**REQUIRED WORK:** Restate the listing that follows word for word, without its pictures.

**DATASET EXCERPT:**
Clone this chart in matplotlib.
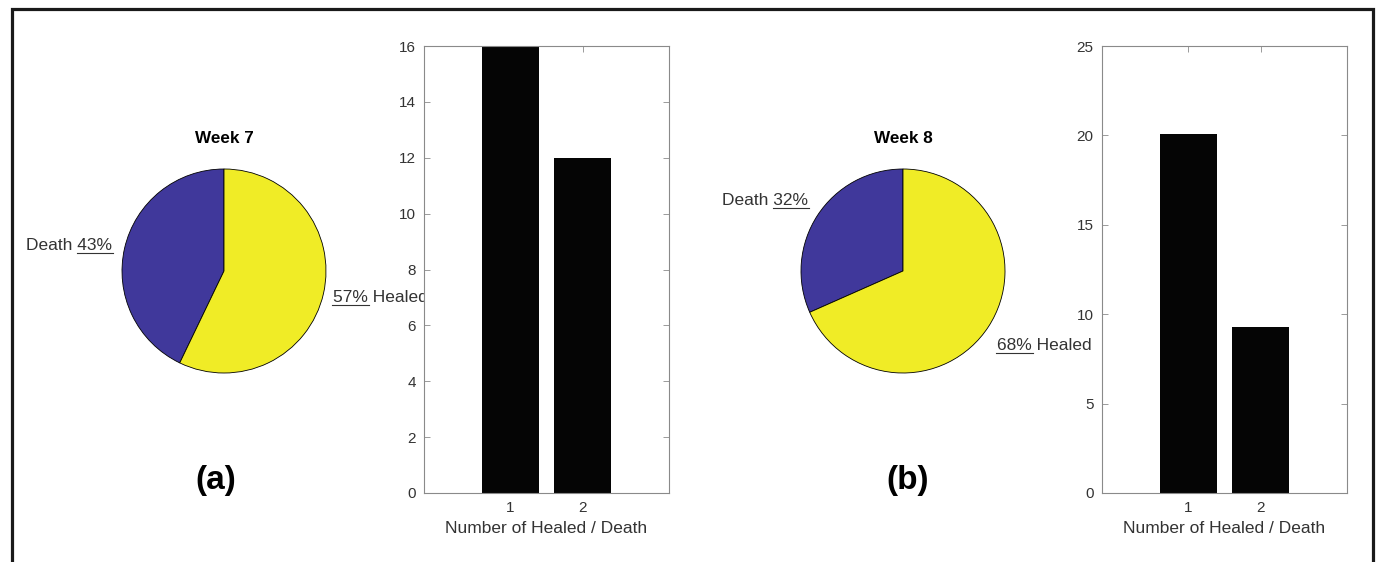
import matplotlib
matplotlib.use("Agg")
import matplotlib.pyplot as plt
from matplotlib.lines import Line2D

plt.rcParams["font.family"] = ["Liberation Sans", "DejaVu Sans"]

# ---- data ----
weeks = ["Week 7", "Week 8"]
panel_tags = ["(a)", "(b)"]
pie_labels = ["Death", "Healed"]
bar_categories = [1, 2]
week7_counts = [16, 12]          # healed, death
week8_counts = [20.1, 9.3]       # healed, death
week7_yticks = [0, 2, 4, 6, 8, 10, 12, 14, 16]
week8_yticks = [0, 5, 10, 15, 20, 25]

BLUE = "#40389b"
YELLOW = "#f0ec26"
AXCOL = "#8a8a8a"
TXT = "#333333"

W, H = 1387, 562
DPI = 100
fig = plt.figure(figsize=(W / DPI, H / DPI), dpi=DPI)
fig.patch.set_facecolor("white")


def px_axes(left, top, width, height):
    return fig.add_axes([left / W, 1 - (top + height) / H, width / W, height / H])


def draw_pie(cx, cy, r, counts, title, death_pos, healed_pos):
    ax = px_axes(cx - r, cy - r, 2 * r, 2 * r)
    healed, death = counts
    total = healed + death
    ax.pie([death, healed], colors=[BLUE, YELLOW], startangle=90,
           counterclock=True, radius=1.0,
           wedgeprops=dict(edgecolor="black", linewidth=0.6))
    ax.set_xlim(-1, 1)
    ax.set_ylim(-1, 1)
    ax.set_aspect("auto")
    ax.axis("off")
    d_pct = f"{round(100 * death / total)}%"
    h_pct = f"{round(100 * healed / total)}%"
    ax.text(0, 1.30, title, ha="center", va="center", fontsize=12.3,
            fontweight="bold", color="black", clip_on=False)
    t_death = ax.text(death_pos[0], death_pos[1], f"{pie_labels[0]} {d_pct}",
                      ha="right", va="baseline", fontsize=12.5, color=TXT, clip_on=False)
    t_heal = ax.text(healed_pos[0], healed_pos[1], f"{h_pct} {pie_labels[1]}",
                     ha="left", va="baseline", fontsize=12.5, color=TXT, clip_on=False)
    return ax, t_death, t_heal, d_pct, h_pct


def draw_bars(left, counts, yticks):
    ax = px_axes(left, 46, 245, 447)
    ax.bar(bar_categories, counts, width=0.8, color="#050505", zorder=2)
    ax.set_xlim(-0.2, 3.2)
    ax.set_ylim(yticks[0], yticks[-1])
    ax.set_xticks(bar_categories)
    ax.set_yticks(yticks)
    ax.set_facecolor("white")
    for s in ax.spines.values():
        s.set_color(AXCOL)
        s.set_linewidth(0.8)
    ax.tick_params(direction="in", length=4, width=0.6, color=AXCOL,
                   top=True, right=True, labelsize=11, labelcolor=TXT, pad=6)
    ax.set_xlabel("Number of Healed / Death", fontsize=12.5, color=TXT, labelpad=4)
    return ax


pie1 = draw_pie(224, 271, 102, week7_counts, weeks[0], (-1.098, 0.205), (1.069, -0.305))
bar1 = draw_bars(424, week7_counts, week7_yticks)
pie2 = draw_pie(903, 271, 102, week8_counts, weeks[1], (-0.93, 0.647), (0.92, -0.77))
bar2 = draw_bars(1102, week8_counts, week8_yticks)

for tag, x in zip(panel_tags, [216, 908]):
    fig.text(x / W, 1 - 481 / H, tag, ha="center", va="center",
             fontsize=24, fontweight="bold", color="black")

# underline the percentage part of each pie label
fig.canvas.draw()
renderer = fig.canvas.get_renderer()
for ax, t_death, t_heal, d_pct, h_pct in (pie1, pie2):
    for t, pct, side in ((t_death, d_pct, "right"), (t_heal, h_pct, "left")):
        bb = t.get_window_extent(renderer)
        probe = fig.text(0, 0, pct, fontsize=12.5)
        pw = probe.get_window_extent(renderer).width
        probe.remove()
        _, y_disp = ax.transData.transform(t.get_position())
        if side == "right":
            xs = [bb.x1 - pw, bb.x1 + 1]
        else:
            xs = [bb.x0 - 1, bb.x0 + pw + 1]
        yl = y_disp - 3
        fig.add_artist(Line2D([x / W for x in xs], [yl / H, yl / H],
                              transform=fig.transFigure, color=TXT,
                              linewidth=0.8, zorder=0))

# bar panels sit above the pie label text
bar1.set_zorder(5)
bar2.set_zorder(5)

# outer frame (top, left, right)
fl, fr, ft = 11.5, 1372.5, 8.5
frame = Line2D([fl / W, fl / W, fr / W, fr / W], [0, 1 - ft / H, 1 - ft / H, 0],
               transform=fig.transFigure, color="#1a1a1a", linewidth=2.3,
               solid_joinstyle="miter")
fig.add_artist(frame)

fig.savefig("out.png", dpi=DPI, facecolor="white")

**EXPECTED OUTPUT:**
Clone this chart in matplotlib.
import matplotlib
matplotlib.use("Agg")
import matplotlib.pyplot as plt
from matplotlib.lines import Line2D

plt.rcParams["font.family"] = ["Liberation Sans", "DejaVu Sans"]

# ---- data ----
weeks = ["Week 7", "Week 8"]
panel_tags = ["(a)", "(b)"]
pie_labels = ["Death", "Healed"]
bar_categories = [1, 2]
week7_counts = [16, 12]          # healed, death
week8_counts = [20.1, 9.3]       # healed, death
week7_yticks = [0, 2, 4, 6, 8, 10, 12, 14, 16]
week8_yticks = [0, 5, 10, 15, 20, 25]

BLUE = "#40389b"
YELLOW = "#f0ec26"
AXCOL = "#8a8a8a"
TXT = "#333333"

W, H = 1387, 562
DPI = 100
fig = plt.figure(figsize=(W / DPI, H / DPI), dpi=DPI)
fig.patch.set_facecolor("white")


def px_axes(left, top, width, height):
    return fig.add_axes([left / W, 1 - (top + height) / H, width / W, height / H])


def draw_pie(cx, cy, r, counts, title, death_pos, healed_pos):
    ax = px_axes(cx - r, cy - r, 2 * r, 2 * r)
    healed, death = counts
    total = healed + death
    ax.pie([death, healed], colors=[BLUE, YELLOW], startangle=90,
           counterclock=True, radius=1.0,
           wedgeprops=dict(edgecolor="black", linewidth=0.6))
    ax.set_xlim(-1, 1)
    ax.set_ylim(-1, 1)
    ax.set_aspect("auto")
    ax.axis("off")
    d_pct = f"{round(100 * death / total)}%"
    h_pct = f"{round(100 * healed / total)}%"
    ax.text(0, 1.30, title, ha="center", va="center", fontsize=12.3,
            fontweight="bold", color="black", clip_on=False)
    t_death = ax.text(death_pos[0], death_pos[1], f"{pie_labels[0]} {d_pct}",
                      ha="right", va="baseline", fontsize=12.5, color=TXT, clip_on=False)
    t_heal = ax.text(healed_pos[0], healed_pos[1], f"{h_pct} {pie_labels[1]}",
                     ha="left", va="baseline", fontsize=12.5, color=TXT, clip_on=False)
    return ax, t_death, t_heal, d_pct, h_pct


def draw_bars(left, counts, yticks):
    ax = px_axes(left, 46, 245, 447)
    ax.bar(bar_categories, counts, width=0.8, color="#050505", zorder=2)
    ax.set_xlim(-0.2, 3.2)
    ax.set_ylim(yticks[0], yticks[-1])
    ax.set_xticks(bar_categories)
    ax.set_yticks(yticks)
    ax.set_facecolor("white")
    for s in ax.spines.values():
        s.set_color(AXCOL)
        s.set_linewidth(0.8)
    ax.tick_params(direction="in", length=4, width=0.6, color=AXCOL,
                   top=True, right=True, labelsize=11, labelcolor=TXT, pad=6)
    ax.set_xlabel("Number of Healed / Death", fontsize=12.5, color=TXT, labelpad=4)
    return ax


pie1 = draw_pie(224, 271, 102, week7_counts, weeks[0], (-1.098, 0.205), (1.069, -0.305))
bar1 = draw_bars(424, week7_counts, week7_yticks)
pie2 = draw_pie(903, 271, 102, week8_counts, weeks[1], (-0.93, 0.647), (0.92, -0.77))
bar2 = draw_bars(1102, week8_counts, week8_yticks)

for tag, x in zip(panel_tags, [216, 908]):
    fig.text(x / W, 1 - 481 / H, tag, ha="center", va="center",
             fontsize=24, fontweight="bold", color="black")

# underline the percentage part of each pie label
fig.canvas.draw()
renderer = fig.canvas.get_renderer()
for ax, t_death, t_heal, d_pct, h_pct in (pie1, pie2):
    for t, pct, side in ((t_death, d_pct, "right"), (t_heal, h_pct, "left")):
        bb = t.get_window_extent(renderer)
        probe = fig.text(0, 0, pct, fontsize=12.5)
        pw = probe.get_window_extent(renderer).width
        probe.remove()
        _, y_disp = ax.transData.transform(t.get_position())
        if side == "right":
            xs = [bb.x1 - pw, bb.x1 + 1]
        else:
            xs = [bb.x0 - 1, bb.x0 + pw + 1]
        yl = y_disp - 3
        fig.add_artist(Line2D([x / W for x in xs], [yl / H, yl / H],
                              transform=fig.transFigure, color=TXT,
                              linewidth=0.8, zorder=0))

# bar panels sit above the pie label text
bar1.set_zorder(5)
bar2.set_zorder(5)

# outer frame (top, left, right)
fl, fr, ft = 11.5, 1372.5, 8.5
frame = Line2D([fl / W, fl / W, fr / W, fr / W], [0, 1 - ft / H, 1 - ft / H, 0],
               transform=fig.transFigure, color="#1a1a1a", linewidth=2.3,
               solid_joinstyle="miter")
fig.add_artist(frame)

fig.savefig("out.png", dpi=DPI, facecolor="white")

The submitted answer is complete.